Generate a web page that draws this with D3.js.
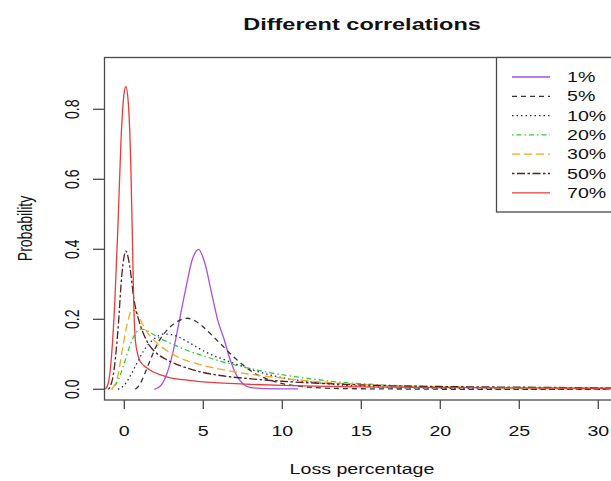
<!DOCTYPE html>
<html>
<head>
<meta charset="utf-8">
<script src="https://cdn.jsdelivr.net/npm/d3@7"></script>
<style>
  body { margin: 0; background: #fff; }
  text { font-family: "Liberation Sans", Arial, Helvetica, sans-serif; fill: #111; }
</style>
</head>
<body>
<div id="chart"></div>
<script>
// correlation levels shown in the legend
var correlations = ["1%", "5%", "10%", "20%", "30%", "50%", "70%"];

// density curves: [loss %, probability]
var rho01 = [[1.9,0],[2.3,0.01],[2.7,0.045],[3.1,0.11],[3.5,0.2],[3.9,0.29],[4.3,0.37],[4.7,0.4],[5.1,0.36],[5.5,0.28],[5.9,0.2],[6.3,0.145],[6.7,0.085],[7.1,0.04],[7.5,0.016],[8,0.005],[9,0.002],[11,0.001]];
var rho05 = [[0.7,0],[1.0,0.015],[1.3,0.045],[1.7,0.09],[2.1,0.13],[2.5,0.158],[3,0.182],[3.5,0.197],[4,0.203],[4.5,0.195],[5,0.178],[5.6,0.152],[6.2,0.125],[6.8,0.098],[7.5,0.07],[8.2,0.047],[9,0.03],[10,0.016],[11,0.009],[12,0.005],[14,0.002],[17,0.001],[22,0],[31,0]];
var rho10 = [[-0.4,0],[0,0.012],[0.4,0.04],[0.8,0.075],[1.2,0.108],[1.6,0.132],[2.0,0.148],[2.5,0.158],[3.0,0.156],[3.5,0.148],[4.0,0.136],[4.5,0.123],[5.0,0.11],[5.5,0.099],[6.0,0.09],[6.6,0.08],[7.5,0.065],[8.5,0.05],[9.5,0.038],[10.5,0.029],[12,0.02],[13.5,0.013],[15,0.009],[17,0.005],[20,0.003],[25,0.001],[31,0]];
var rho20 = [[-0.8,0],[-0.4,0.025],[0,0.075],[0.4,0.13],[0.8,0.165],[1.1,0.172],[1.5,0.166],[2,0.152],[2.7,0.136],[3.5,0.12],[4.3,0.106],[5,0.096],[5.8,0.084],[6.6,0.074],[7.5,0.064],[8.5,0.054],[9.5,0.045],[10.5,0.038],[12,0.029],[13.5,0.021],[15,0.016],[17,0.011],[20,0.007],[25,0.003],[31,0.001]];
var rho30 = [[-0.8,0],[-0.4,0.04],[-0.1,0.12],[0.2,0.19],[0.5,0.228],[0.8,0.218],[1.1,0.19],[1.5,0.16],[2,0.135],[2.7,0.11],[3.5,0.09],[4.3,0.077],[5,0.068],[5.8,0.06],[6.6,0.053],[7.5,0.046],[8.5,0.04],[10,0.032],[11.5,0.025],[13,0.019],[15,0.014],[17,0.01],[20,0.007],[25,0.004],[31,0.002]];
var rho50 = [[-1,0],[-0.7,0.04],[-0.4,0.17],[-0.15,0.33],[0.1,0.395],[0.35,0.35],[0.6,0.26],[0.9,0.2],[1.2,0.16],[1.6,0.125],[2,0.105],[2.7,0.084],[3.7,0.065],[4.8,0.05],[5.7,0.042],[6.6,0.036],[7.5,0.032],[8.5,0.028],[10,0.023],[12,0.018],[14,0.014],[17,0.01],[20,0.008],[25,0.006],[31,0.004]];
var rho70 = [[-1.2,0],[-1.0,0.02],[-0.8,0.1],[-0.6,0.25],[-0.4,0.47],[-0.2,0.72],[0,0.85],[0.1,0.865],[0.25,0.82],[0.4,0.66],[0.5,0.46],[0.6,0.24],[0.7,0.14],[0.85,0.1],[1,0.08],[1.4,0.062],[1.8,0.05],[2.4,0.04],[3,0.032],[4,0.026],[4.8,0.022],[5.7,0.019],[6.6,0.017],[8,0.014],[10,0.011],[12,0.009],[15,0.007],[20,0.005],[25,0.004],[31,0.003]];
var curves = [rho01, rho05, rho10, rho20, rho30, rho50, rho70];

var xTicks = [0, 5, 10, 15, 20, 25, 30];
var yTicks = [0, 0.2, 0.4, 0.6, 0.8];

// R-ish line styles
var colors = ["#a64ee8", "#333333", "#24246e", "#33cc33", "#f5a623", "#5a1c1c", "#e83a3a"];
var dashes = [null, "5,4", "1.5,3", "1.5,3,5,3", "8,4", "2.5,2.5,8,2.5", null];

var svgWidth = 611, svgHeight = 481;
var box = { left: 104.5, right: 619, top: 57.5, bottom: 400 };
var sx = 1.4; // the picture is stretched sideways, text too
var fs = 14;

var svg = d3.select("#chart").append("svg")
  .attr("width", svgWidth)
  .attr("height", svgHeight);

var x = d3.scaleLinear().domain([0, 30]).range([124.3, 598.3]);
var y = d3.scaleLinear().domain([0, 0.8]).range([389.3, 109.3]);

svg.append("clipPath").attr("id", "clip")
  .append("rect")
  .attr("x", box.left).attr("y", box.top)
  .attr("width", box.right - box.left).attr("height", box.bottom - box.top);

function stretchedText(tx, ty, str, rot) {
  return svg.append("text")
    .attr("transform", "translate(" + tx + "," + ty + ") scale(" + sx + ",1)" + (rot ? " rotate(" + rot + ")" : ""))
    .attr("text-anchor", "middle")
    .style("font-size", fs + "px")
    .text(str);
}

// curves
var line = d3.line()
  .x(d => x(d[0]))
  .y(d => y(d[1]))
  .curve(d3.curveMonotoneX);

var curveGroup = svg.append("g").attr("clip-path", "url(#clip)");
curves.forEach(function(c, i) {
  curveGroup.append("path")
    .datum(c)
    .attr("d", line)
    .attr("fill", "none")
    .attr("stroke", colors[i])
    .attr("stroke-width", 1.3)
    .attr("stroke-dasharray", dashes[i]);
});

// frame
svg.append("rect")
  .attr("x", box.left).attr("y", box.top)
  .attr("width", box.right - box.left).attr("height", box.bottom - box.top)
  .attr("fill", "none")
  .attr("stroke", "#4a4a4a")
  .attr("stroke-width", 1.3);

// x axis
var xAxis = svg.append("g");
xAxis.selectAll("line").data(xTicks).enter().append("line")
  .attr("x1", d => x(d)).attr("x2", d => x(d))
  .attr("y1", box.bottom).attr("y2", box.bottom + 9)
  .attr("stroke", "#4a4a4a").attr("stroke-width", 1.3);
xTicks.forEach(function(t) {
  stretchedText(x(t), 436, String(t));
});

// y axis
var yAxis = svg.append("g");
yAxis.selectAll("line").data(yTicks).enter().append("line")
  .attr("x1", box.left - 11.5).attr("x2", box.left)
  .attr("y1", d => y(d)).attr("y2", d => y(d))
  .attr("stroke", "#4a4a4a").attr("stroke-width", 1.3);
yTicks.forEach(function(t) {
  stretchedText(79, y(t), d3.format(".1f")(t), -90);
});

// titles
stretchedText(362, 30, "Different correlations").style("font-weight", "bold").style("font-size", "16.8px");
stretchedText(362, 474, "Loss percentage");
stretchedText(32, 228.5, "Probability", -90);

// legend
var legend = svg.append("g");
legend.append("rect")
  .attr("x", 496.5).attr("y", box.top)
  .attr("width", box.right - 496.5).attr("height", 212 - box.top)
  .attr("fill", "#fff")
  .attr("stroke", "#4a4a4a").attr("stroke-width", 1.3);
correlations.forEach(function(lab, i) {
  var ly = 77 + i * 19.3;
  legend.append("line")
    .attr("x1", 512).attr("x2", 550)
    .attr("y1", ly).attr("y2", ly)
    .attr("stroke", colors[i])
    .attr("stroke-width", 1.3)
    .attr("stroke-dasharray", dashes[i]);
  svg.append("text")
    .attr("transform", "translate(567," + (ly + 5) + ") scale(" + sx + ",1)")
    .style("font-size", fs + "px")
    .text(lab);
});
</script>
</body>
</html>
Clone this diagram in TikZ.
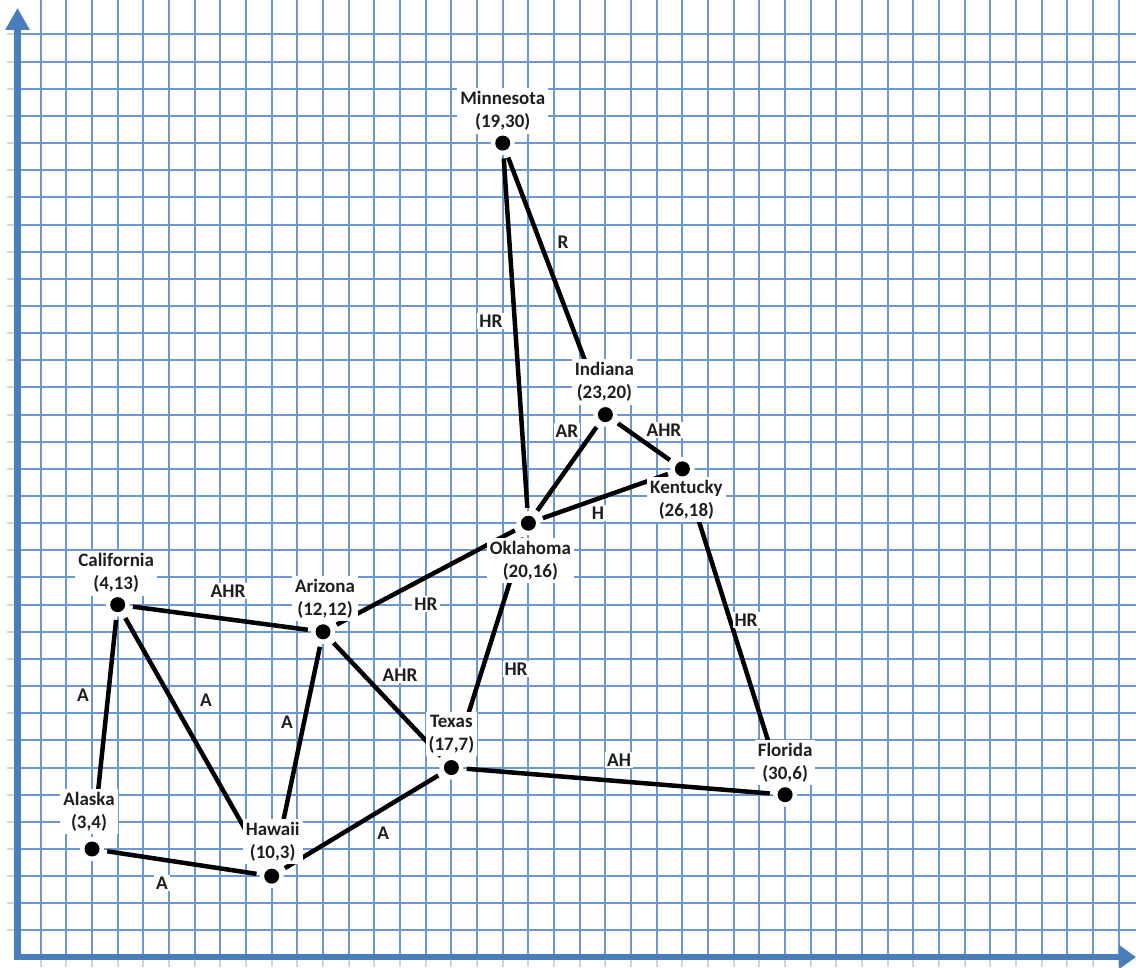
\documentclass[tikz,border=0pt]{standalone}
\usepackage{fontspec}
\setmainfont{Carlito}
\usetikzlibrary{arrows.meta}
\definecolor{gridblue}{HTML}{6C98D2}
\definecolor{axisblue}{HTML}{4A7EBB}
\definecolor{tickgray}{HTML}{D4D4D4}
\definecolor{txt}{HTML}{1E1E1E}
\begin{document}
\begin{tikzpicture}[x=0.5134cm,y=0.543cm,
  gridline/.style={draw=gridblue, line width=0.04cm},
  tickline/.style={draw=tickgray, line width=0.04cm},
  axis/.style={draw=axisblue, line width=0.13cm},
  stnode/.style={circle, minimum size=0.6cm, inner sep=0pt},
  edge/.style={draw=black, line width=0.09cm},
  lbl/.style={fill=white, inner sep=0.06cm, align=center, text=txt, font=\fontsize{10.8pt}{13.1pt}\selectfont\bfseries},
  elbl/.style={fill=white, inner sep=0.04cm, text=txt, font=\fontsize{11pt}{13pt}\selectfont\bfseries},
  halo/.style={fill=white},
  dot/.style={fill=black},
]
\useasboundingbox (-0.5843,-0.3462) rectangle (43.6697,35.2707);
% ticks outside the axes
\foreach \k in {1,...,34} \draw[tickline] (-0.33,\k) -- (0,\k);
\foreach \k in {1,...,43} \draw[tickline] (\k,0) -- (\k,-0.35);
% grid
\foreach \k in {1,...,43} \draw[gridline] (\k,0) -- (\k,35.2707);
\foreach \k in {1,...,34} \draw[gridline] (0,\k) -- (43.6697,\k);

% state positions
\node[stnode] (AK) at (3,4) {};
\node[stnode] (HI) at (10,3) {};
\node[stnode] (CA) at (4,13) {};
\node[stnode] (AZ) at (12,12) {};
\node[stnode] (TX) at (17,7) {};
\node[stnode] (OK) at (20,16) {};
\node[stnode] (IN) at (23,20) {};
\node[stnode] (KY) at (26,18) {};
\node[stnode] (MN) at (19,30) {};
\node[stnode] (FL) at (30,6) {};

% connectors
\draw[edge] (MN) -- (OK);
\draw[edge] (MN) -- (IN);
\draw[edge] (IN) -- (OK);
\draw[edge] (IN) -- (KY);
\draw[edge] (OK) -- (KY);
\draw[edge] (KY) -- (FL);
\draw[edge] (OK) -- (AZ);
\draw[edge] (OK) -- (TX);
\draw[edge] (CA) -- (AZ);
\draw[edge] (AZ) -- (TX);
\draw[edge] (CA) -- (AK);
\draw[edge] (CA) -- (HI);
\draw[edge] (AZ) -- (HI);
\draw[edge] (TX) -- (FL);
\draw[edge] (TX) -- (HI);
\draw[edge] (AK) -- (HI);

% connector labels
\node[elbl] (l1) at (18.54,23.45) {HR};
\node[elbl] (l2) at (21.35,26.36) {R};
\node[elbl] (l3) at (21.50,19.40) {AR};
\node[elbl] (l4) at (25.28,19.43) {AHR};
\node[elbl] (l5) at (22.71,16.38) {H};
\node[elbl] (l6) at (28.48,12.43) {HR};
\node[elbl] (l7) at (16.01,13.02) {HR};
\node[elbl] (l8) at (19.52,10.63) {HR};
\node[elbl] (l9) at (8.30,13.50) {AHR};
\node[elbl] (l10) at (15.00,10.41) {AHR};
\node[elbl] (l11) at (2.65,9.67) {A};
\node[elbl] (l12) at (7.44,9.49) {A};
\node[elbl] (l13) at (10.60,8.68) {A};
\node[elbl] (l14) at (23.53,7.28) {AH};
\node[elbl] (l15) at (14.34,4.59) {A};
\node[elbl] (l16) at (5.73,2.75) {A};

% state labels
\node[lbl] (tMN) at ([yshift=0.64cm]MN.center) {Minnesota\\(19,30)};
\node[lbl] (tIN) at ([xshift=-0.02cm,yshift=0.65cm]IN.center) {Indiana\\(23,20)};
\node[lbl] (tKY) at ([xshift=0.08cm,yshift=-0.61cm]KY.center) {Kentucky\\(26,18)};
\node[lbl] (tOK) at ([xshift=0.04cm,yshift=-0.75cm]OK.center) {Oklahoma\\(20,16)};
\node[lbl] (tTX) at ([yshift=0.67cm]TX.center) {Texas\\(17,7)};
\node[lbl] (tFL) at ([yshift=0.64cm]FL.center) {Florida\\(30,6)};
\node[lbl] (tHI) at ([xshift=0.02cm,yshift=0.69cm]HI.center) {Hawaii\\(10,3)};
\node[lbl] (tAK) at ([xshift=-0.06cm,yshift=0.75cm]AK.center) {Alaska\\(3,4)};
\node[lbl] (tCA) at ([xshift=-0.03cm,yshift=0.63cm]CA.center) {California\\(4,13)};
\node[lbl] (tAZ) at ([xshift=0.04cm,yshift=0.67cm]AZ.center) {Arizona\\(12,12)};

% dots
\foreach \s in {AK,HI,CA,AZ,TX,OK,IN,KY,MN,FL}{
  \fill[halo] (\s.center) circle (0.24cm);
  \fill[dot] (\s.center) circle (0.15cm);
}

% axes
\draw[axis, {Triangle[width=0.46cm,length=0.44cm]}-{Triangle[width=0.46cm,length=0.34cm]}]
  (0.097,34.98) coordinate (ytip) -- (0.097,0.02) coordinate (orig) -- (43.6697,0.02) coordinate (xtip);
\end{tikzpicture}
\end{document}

□ □ □ □ □ □ □

AIM OF THE TASK —
Copy each line above that contains the string "this".

RESULT —
Generate a web page that draws this with D3.js.
Clone this diagram in TikZ.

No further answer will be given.